Trying to get around London in Extinction Rebellion protest week was a nightmare, but come to think of it, getting around London for the past five years has been a nightmare. I confess I don’t walk if I have to travel more than a half-mile.That’s the prerogative of my age and tax bracket. Instead I take my favourite form of transport: the London black cab. I love these taxi drivers and their views on current affairs — mostly because they usually mirror mine. I’ve had several interesting conversations with cabbies recently who all told me that they are 30 to 40 per cent down on their takings because of the protests, plus London roadworks. I dread to think how many other workers have lost part of their livelihoods because of them. I know I haven’t recently been near any of the establishments I often shop at because of the maddening building works.
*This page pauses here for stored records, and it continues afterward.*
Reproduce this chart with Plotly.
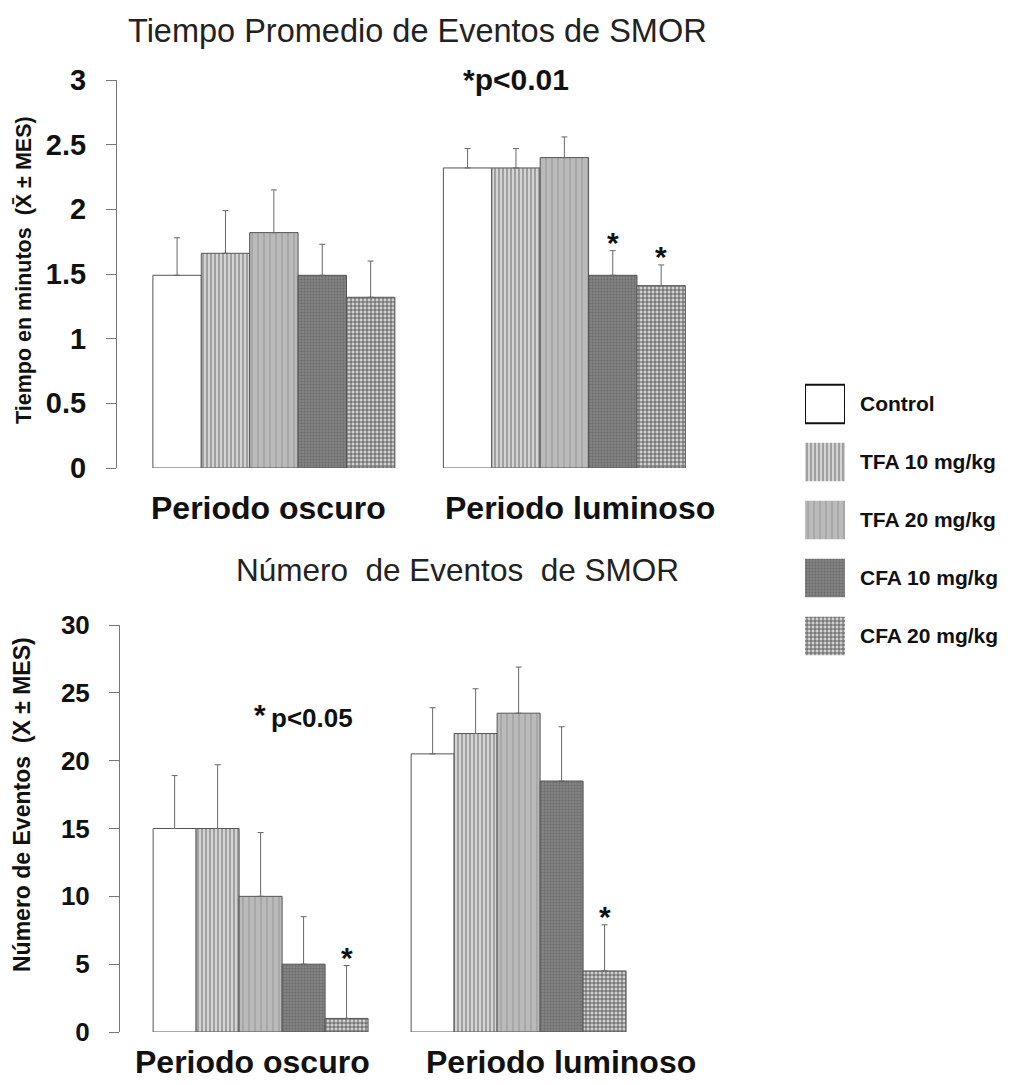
import plotly.graph_objects as go

W, H = 1021, 1085
OFF = 8  # page body margin
FW, FH = W - OFF, H - OFF

groups = ["Periodo oscuro", "Periodo luminoso"]
series = ["Control", "TFA 10 mg/kg", "TFA 20 mg/kg", "CFA 10 mg/kg", "CFA 20 mg/kg"]

# Top panel: mean time of SMOR events (minutes), [oscuro, luminoso]
time_control = [1.49, 2.32]
time_tfa10 = [1.66, 2.32]
time_tfa20 = [1.82, 2.40]
time_cfa10 = [1.49, 1.49]
time_cfa20 = [1.32, 1.41]
# upper error (MES)
time_control_err = [0.29, 0.15]
time_tfa10_err = [0.33, 0.15]
time_tfa20_err = [0.33, 0.16]
time_cfa10_err = [0.24, 0.19]
time_cfa20_err = [0.28, 0.16]
# significance marks (series index, group index)
time_sig = [(3, 1), (4, 1)]

# Bottom panel: number of SMOR events, [oscuro, luminoso]
num_control = [15.0, 20.5]
num_tfa10 = [15.0, 22.0]
num_tfa20 = [10.0, 23.5]
num_cfa10 = [5.0, 18.5]
num_cfa20 = [1.0, 4.5]
num_control_err = [3.9, 3.4]
num_tfa10_err = [4.7, 3.3]
num_tfa20_err = [4.7, 3.4]
num_cfa10_err = [3.5, 4.0]
num_cfa20_err = [3.9, 3.4]
num_sig = [(4, 0), (4, 1)]

time_vals = [time_control, time_tfa10, time_tfa20, time_cfa10, time_cfa20]
time_errs = [time_control_err, time_tfa10_err, time_tfa20_err, time_cfa10_err, time_cfa20_err]
num_vals = [num_control, num_tfa10, num_tfa20, num_cfa10, num_cfa20]
num_errs = [num_control_err, num_tfa10_err, num_tfa20_err, num_cfa10_err, num_cfa20_err]

# styles
styles = [
    dict(shape="", bg="#ffffff", fg="#ffffff", size=8, sol=0.3),
    dict(shape="|", bg="#d4d4d4", fg="#8a8a8a", size=4, sol=0.35),
    dict(shape="|", bg="#bababa", fg="#a6a6a6", size=6, sol=0.3),
    dict(shape=".", bg="#828282", fg="#6a6a6a", size=3, sol=0.3),
    dict(shape="+", bg="#d0d0d0", fg="#555555", size=4, sol=0.4),
]

FONT = "Liberation Sans, Arial, sans-serif"
BOLD = dict(family=FONT, color="#111111", weight="bold")

BARGAP = 0.167
NS = len(series)
bw = (1 - BARGAP) / NS

fig = go.Figure()

def marker_for(i, outline="#555555", lw=1):
    st = styles[i]
    return dict(
        color=st["bg"],
        line=dict(color=outline, width=lw),
        pattern=dict(shape=st["shape"], bgcolor=st["bg"], fgcolor=st["fg"],
                     size=st["size"], solidity=st["sol"], fillmode="replace"),
    )

def add_panel(vals, errs, xa, ya):
    for i, name in enumerate(series):
        fig.add_trace(go.Bar(
            x=[0, 1], y=vals[i], name=name, showlegend=False,
            xaxis=xa, yaxis=ya, marker=marker_for(i),
            error_y=dict(type="data", symmetric=False, array=errs[i], arrayminus=[0, 0],
                         color="#666666", thickness=1, width=3),
        ))

add_panel(time_vals, time_errs, "x", "y")
add_panel(num_vals, num_errs, "x2", "y2")

# legend panel (drawn as a small bar chart, one box per series)
for i, name in enumerate(series):
    fig.add_trace(go.Bar(
        x=[1], y=[name], orientation="h", width=0.66, offset=-0.33, showlegend=False,
        xaxis="x3", yaxis="y3",
        marker=marker_for(i, outline="#111111" if i == 0 else "rgba(0,0,0,0)",
                          lw=2 if i == 0 else 0),
    ))

def px_x(p):
    return (p - OFF) / FW

def px_y(p):
    return 1 - (p - OFF) / FH

yax_common = dict(showline=True, linecolor="#777777", linewidth=1, ticks="outside",
                  tickcolor="#777777", ticklen=10, showgrid=False, zeroline=False,
                  ticklabelstandoff=14, automargin=False)
xax_common = dict(showline=False, showticklabels=False, showgrid=False, zeroline=False,
                  ticks="", automargin=False)

fig.update_layout(
    template="none",
    width=FW, height=FH, margin=dict(l=0, r=0, t=0, b=0, autoexpand=False),
    paper_bgcolor="white", plot_bgcolor="white", showlegend=False,
    barmode="group", bargap=BARGAP, bargroupgap=0,
    font=dict(family=FONT, color="#111111"),
    xaxis=dict(domain=[px_x(117), px_x(698)], range=[-0.54, 1.46], **xax_common),
    yaxis=dict(domain=[px_y(468), px_y(80)], range=[0, 3], dtick=0.5,
               tickfont=dict(size=29, **BOLD), **yax_common),
    xaxis2=dict(domain=[px_x(120), px_x(636)], range=[-0.545, 1.455], anchor="y2", **xax_common),
    yaxis2=dict(domain=[px_y(1032), px_y(625)], range=[0, 30], dtick=5, anchor="x2",
                tickfont=dict(size=26, **BOLD), **yax_common),
    xaxis3=dict(domain=[px_x(805), px_x(845)], range=[0, 1], anchor="y3", visible=False,
                automargin=False),
    yaxis3=dict(domain=[px_y(665), px_y(375)], anchor="x3", type="category",
                categoryorder="array", categoryarray=series,
                autorange="reversed", side="right", showline=False, ticks="",
                showgrid=False, zeroline=False, ticklabelstandoff=14, automargin=False,
                tickfont=dict(size=21, **BOLD)),
)

C = dict(xanchor="center", yanchor="middle", showarrow=False)
ann = []
# titles
ann.append(dict(text="Tiempo Promedio de Eventos de SMOR", x=px_x(417), y=px_y(31),
                xref="paper", yref="paper",
                font=dict(family=FONT, size=32.5, color="#222222"), **C))
ann.append(dict(text="Número  de Eventos  de SMOR", x=px_x(457), y=px_y(570),
                xref="paper", yref="paper",
                font=dict(family=FONT, size=31.5, color="#222222"), **C))
# y-axis titles
ann.append(dict(text="Tiempo en minutos  (X\u0304 ± MES)", x=px_x(24), y=px_y(270),
                xref="paper", yref="paper", textangle=-90,
                font=dict(size=21.5, **BOLD), **C))
ann.append(dict(text="Número de Eventos  (X ± MES)", x=px_x(22), y=px_y(805),
                xref="paper", yref="paper", textangle=-90,
                font=dict(size=23, **BOLD), **C))
# group labels
for xref, shifts, ypx in [("x", [269 - 274, 580.5 - 564.5], 508),
                          ("x2", [252.5 - 260.5, 561 - 518.5], 1062)]:
    for g, name in enumerate(groups):
        ann.append(dict(text=name, x=g, xref=xref, y=px_y(ypx), yref="paper",
                        xshift=shifts[g], font=dict(size=32, **BOLD), **C))
# p-value notes
ann.append(dict(text="*p<0.01", x=px_x(516), y=px_y(80), xref="paper", yref="paper",
                font=dict(size=30, **BOLD), **C))
ann.append(dict(text="*", x=px_x(260), y=px_y(714), xref="paper", yref="paper",
                font=dict(size=30, **BOLD), **C))
ann.append(dict(text="p<0.05", x=px_x(312), y=px_y(718), xref="paper", yref="paper",
                font=dict(size=26, **BOLD), **C))
# significance stars
for sig, vals, errs, xr, yr in [(time_sig, time_vals, time_errs, "x", "y"),
                                (num_sig, num_vals, num_errs, "x2", "y2")]:
    for (i, g) in sig:
        ann.append(dict(text="*", x=g + (i - (NS - 1) / 2) * bw,
                        y=vals[i][g] + errs[i][g], xref=xr, yref=yr,
                        yshift=8, font=dict(size=30, **BOLD), **C))

fig.update_layout(annotations=ann)
fig.write_html("out.html")
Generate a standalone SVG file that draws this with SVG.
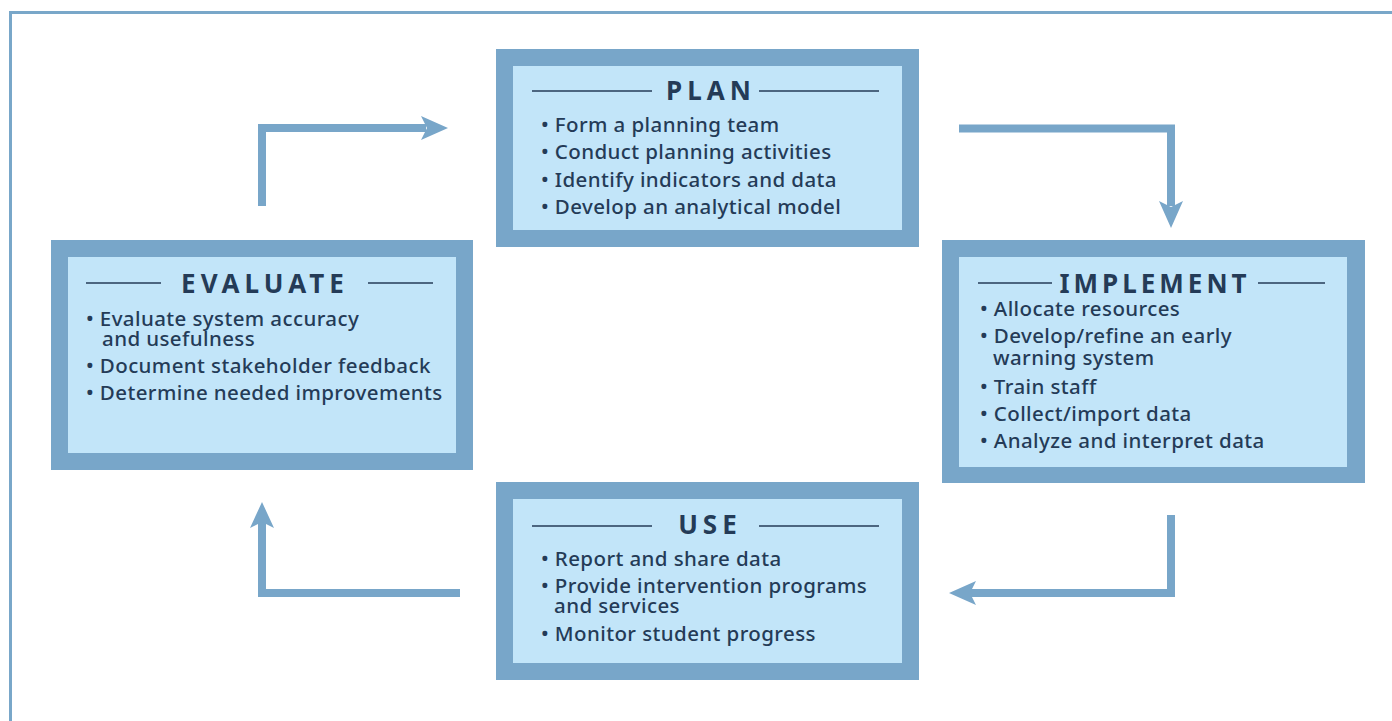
<svg xmlns="http://www.w3.org/2000/svg" width="1392" height="721" viewBox="0 0 1392 721">
<style>
.outer{fill:#78a6c9}
.inner{fill:#c2e5f9}
.title{font-family:"Noto Sans","Liberation Sans",sans-serif;font-weight:700;font-size:26px;fill:#243b57;letter-spacing:5px;text-anchor:middle}
.body{font-family:"Noto Sans","Liberation Sans",sans-serif;font-weight:500;font-size:20.5px;fill:#243b57;letter-spacing:0.4px}
.rule{stroke:#243b57;stroke-width:1.5}
.conn{fill:none;stroke:#78a6c9;stroke-width:8;stroke-linejoin:miter}
.head{fill:#78a6c9}
</style>
<rect x="0" y="0" width="1392" height="721" fill="#ffffff"/>
<rect x="10.5" y="12.5" width="1420" height="800" fill="none" stroke="#79a7c9" stroke-width="3"/>

<g id="connectors">
  <path class="conn" d="M262,206 V128 H426"/>
  <polygon class="head" points="448,128 421,116 427,128 421,140"/>
  <path class="conn" d="M959,128.5 H1171 V206"/>
  <polygon class="head" points="1171,228 1159,201 1171,207 1183,201"/>
  <path class="conn" d="M1171,515 V593 H970"/>
  <polygon class="head" points="949,593 976,581 970,593 976,605"/>
  <path class="conn" d="M460,593 H262 V522"/>
  <polygon class="head" points="262,502 250,528 262,522 274,528"/>
</g>

<g id="plan">
  <rect class="outer" x="496" y="49" width="423" height="198"/>
  <rect class="inner" x="513" y="66" width="389" height="164"/>
  <line class="rule" x1="532" y1="91" x2="652" y2="91"/>
  <line class="rule" x1="759" y1="91" x2="879" y2="91"/>
  <text class="title" x="711" y="100">PLAN</text>
  <text class="body" x="541" y="132">• Form a planning team</text>
  <text class="body" x="541" y="159">• Conduct planning activities</text>
  <text class="body" x="541" y="187">• Identify indicators and data</text>
  <text class="body" x="541" y="214">• Develop an analytical model</text>
</g>

<g id="implement">
  <rect class="outer" x="942" y="240" width="423" height="243"/>
  <rect class="inner" x="959" y="257" width="388" height="210"/>
  <line class="rule" x1="978" y1="283" x2="1052" y2="283"/>
  <line class="rule" x1="1258" y1="283" x2="1325" y2="283"/>
  <text class="title" x="1155" y="293" style="letter-spacing:4px">IMPLEMENT</text>
  <text class="body" x="980" y="316">• Allocate resources</text>
  <text class="body"><tspan x="980" y="343">• Develop/refine an early</tspan><tspan x="993" y="365">warning system</tspan></text>
  <text class="body" x="980" y="394">• Train staff</text>
  <text class="body" x="980" y="421">• Collect/import data</text>
  <text class="body" x="980" y="448">• Analyze and interpret data</text>
</g>

<g id="use">
  <rect class="outer" x="496" y="482" width="423" height="198"/>
  <rect class="inner" x="513" y="499" width="389" height="164"/>
  <line class="rule" x1="532" y1="526" x2="652" y2="526"/>
  <line class="rule" x1="759" y1="526" x2="879" y2="526"/>
  <text class="title" x="710" y="534">USE</text>
  <text class="body" x="541" y="566">• Report and share data</text>
  <text class="body"><tspan x="541" y="593">• Provide intervention programs</tspan><tspan x="554" y="613">and services</tspan></text>
  <text class="body" x="541" y="641">• Monitor student progress</text>
</g>

<g id="evaluate">
  <rect class="outer" x="51" y="240" width="422" height="230"/>
  <rect class="inner" x="68" y="257" width="388" height="196"/>
  <line class="rule" x1="86" y1="283" x2="161" y2="283"/>
  <line class="rule" x1="368" y1="283" x2="433" y2="283"/>
  <text class="title" x="265" y="293">EVALUATE</text>
  <text class="body"><tspan x="86" y="326">• Evaluate system accuracy</tspan><tspan x="102" y="346">and usefulness</tspan></text>
  <text class="body" x="86" y="373">• Document stakeholder feedback</text>
  <text class="body" x="86" y="400">• Determine needed improvements</text>
</g>
</svg>
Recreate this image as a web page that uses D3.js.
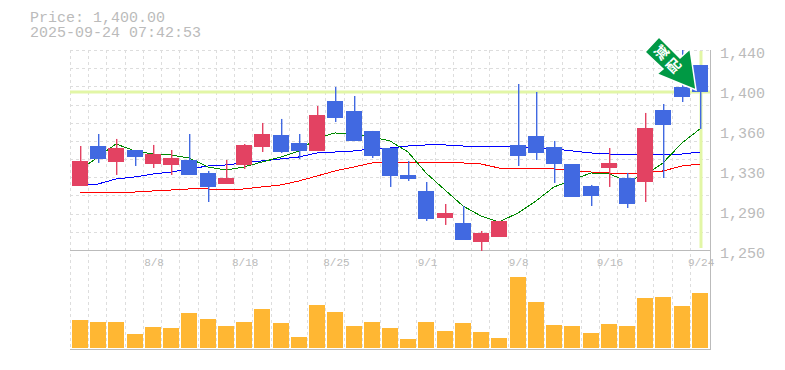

Perhaps Extinction Rebellion should consider the damage to people’s lives as well as the damage to the planet.

Speaking of the endless construction around London, last Friday morning workmen began putting up scaffolding against the outside wall of our apartment building. When I asked the managing agent if they had permission to do this, she said she knew nothing about it. Now it turns out that they don’t have permission, nor a licence to alter, yet the scaffolding continues to creep up the wall of our building regardless. How is this allowed to happen? It seems that while illegal works are, well, illegal, the process involved in shutting them down is so arduous and expensive that most of the time it’s just easier to let whomever get on with whatever they’re doing because half the time they’ll be done with it before you stop them. And if that last sentence made sense then you should be in the building trade.

I won an award last week. I was honoured that the LGBTQ+ community, represented by the Attitude Awards, named me ‘Icon of the Year’ for 2019. It was fun to catch up with an eclectic group of people. Taron Egerton, who brilliantly portrayed Elton John in Rocketman, was charming — enthusiastic and witty. Shirley Ballas, whom I admire greatly for her clever and accurate critiques on Strictly Come Dancing, informed me that she was a fan of me, as I am of her. Cheryl (is she Cole these days?) came by for a cheery hello and we took a lovely photo together. I sat between the famed perfumer Roja Dove, all a-sequinned, and the equally sequinned Julian Clary, who is a really good friend, even though he tells the most outrageously exaggerated anecdotes about how he saved me from drowning in my pool in the south of France. Dream on, Julian!